DATASET EXCERPT:
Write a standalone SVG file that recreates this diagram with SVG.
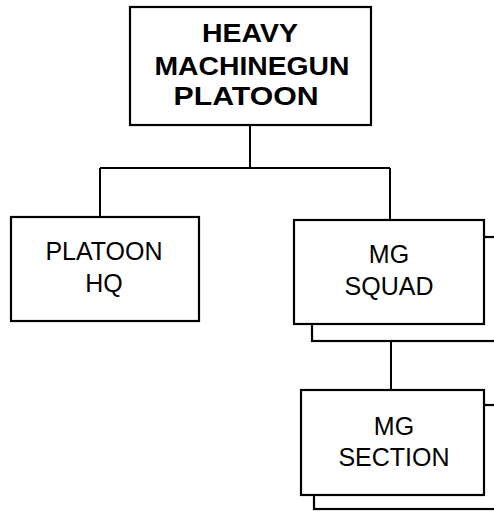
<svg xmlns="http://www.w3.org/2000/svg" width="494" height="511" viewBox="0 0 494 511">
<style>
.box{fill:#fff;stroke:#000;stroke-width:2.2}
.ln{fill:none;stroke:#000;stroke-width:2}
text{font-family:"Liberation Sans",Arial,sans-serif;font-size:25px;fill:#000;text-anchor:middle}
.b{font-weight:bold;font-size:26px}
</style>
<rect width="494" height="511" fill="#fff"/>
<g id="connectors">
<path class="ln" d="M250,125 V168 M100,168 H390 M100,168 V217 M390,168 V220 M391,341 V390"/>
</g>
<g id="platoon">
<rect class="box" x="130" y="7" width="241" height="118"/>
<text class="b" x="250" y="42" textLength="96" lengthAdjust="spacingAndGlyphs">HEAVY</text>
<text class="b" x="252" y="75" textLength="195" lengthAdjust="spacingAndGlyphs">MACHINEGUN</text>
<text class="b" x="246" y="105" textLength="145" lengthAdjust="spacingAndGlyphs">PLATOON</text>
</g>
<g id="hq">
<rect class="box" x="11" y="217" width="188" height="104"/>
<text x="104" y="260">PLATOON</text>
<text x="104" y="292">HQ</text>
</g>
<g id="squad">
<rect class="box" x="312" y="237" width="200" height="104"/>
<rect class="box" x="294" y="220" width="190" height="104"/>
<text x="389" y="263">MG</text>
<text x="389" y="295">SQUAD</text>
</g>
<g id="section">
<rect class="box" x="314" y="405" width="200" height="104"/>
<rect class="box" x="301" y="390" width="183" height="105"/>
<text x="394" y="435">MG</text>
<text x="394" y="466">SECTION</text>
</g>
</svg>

GIVEN EXERCISE: Your copy of the data above should match it exactly, except that pictures are left out.

FULL SOLUTION:
Write a standalone SVG file that recreates this diagram with SVG.
<svg xmlns="http://www.w3.org/2000/svg" width="494" height="511" viewBox="0 0 494 511">
<style>
.box{fill:#fff;stroke:#000;stroke-width:2.2}
.ln{fill:none;stroke:#000;stroke-width:2}
text{font-family:"Liberation Sans",Arial,sans-serif;font-size:25px;fill:#000;text-anchor:middle}
.b{font-weight:bold;font-size:26px}
</style>
<rect width="494" height="511" fill="#fff"/>
<g id="connectors">
<path class="ln" d="M250,125 V168 M100,168 H390 M100,168 V217 M390,168 V220 M391,341 V390"/>
</g>
<g id="platoon">
<rect class="box" x="130" y="7" width="241" height="118"/>
<text class="b" x="250" y="42" textLength="96" lengthAdjust="spacingAndGlyphs">HEAVY</text>
<text class="b" x="252" y="75" textLength="195" lengthAdjust="spacingAndGlyphs">MACHINEGUN</text>
<text class="b" x="246" y="105" textLength="145" lengthAdjust="spacingAndGlyphs">PLATOON</text>
</g>
<g id="hq">
<rect class="box" x="11" y="217" width="188" height="104"/>
<text x="104" y="260">PLATOON</text>
<text x="104" y="292">HQ</text>
</g>
<g id="squad">
<rect class="box" x="312" y="237" width="200" height="104"/>
<rect class="box" x="294" y="220" width="190" height="104"/>
<text x="389" y="263">MG</text>
<text x="389" y="295">SQUAD</text>
</g>
<g id="section">
<rect class="box" x="314" y="405" width="200" height="104"/>
<rect class="box" x="301" y="390" width="183" height="105"/>
<text x="394" y="435">MG</text>
<text x="394" y="466">SECTION</text>
</g>
</svg>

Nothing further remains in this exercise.